We are running a search engine with an index of around 6M documents (~100GB) on a 3 node i3.xlarge managed AWS cluster. Our sharding and replicas are at the default settings, so 5 shards, one replica each. We are using ES version 6.3.1. The index is constantly updated by a crawler, roughly performing 1500 creates, updates and deletes a minute (all implemented with bulk queries).
As part of our autocomplete system we are running (simple) terms aggregations combined with edge n-grammed fields (pretty much the last example here, combined with a terms aggregation).
We are aware that this is not the fastest implementation option for autocomplete, but we want to be able the handle a lot of specific contexts (so no completion suggester) and the response does not need to be ultra fast.
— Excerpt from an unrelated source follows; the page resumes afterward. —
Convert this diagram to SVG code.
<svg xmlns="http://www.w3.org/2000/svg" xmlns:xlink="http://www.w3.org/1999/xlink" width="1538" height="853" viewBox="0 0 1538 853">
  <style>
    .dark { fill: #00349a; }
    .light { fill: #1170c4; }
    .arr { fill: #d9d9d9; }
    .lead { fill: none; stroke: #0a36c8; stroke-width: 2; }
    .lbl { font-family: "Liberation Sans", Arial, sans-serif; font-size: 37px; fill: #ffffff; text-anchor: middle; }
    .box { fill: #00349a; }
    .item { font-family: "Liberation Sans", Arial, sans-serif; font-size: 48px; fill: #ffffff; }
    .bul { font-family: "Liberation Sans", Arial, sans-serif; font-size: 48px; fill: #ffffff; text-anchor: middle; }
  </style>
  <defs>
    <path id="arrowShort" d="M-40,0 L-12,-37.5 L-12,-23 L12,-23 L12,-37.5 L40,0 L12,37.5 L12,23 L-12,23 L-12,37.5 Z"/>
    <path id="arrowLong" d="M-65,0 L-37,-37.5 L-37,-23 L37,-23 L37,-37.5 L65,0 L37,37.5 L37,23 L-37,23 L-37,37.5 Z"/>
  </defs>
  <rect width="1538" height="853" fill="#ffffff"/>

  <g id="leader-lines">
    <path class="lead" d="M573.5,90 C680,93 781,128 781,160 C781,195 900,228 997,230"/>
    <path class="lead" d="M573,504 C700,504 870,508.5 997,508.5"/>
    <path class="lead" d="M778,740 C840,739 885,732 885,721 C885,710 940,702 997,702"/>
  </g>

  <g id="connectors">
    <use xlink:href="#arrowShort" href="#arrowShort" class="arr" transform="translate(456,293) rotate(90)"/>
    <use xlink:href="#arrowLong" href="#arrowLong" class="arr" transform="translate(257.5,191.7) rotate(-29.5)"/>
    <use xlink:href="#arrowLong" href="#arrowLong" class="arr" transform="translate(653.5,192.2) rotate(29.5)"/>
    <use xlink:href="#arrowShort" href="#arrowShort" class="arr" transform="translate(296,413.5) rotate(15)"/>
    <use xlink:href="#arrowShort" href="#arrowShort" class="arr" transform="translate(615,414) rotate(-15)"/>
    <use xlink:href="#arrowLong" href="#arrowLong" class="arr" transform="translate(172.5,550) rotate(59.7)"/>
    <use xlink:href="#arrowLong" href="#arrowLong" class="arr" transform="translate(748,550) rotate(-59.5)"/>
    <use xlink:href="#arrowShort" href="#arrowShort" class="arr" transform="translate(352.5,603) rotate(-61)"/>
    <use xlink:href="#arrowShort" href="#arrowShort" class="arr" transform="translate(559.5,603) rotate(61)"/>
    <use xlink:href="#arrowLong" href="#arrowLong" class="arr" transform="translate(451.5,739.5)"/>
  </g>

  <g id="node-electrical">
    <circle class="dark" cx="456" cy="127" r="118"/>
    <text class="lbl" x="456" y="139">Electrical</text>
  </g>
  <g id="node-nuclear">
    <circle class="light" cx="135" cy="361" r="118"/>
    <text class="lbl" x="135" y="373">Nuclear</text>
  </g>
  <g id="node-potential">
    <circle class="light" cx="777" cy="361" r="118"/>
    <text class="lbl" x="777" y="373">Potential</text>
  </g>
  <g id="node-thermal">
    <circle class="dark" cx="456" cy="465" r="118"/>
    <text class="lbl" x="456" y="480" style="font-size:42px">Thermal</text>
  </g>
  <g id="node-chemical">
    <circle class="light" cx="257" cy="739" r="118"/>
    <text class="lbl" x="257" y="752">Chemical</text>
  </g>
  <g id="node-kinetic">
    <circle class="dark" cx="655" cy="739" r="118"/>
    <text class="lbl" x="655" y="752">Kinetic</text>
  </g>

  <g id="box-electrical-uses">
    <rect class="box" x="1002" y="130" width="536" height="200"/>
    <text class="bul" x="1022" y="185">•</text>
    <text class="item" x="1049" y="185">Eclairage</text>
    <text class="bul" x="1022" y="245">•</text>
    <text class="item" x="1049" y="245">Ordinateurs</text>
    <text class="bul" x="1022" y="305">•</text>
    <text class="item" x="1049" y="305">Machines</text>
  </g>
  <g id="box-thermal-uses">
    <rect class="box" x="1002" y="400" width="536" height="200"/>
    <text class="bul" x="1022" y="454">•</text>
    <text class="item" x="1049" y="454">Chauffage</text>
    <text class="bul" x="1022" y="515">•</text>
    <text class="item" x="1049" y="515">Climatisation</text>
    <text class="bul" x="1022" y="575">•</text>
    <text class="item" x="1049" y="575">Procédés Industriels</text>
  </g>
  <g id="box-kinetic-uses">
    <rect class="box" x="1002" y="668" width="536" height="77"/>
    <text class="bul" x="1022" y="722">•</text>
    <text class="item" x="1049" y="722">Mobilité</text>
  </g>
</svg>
So with that said, running the constant indexing in the background more than doubles the query time of the aggregation query on average (from ~500ms to 1000ms roughly). However, it feels inconsistent, even with caching disabled, every once in a while there might be a fast response. Almost as if there is a background process that blocks the aggregation.
What can we do to increase the performance of this aggregation while still keeping the indexing running?
We have tried the recommended "one shard per node approach", with 1 master and two replicas (all on different i3.xlarge nodes), on a smaller 30GB test index. This only made the performance worse unfortunately (almost twice a slow).
Do we just throw more hardware at it? Is there a way to always make ES prioritize search requests over index/update/delete requests, maybe be adding even more replicas?
Thanks for any help and please ask for more details and clarification if needed.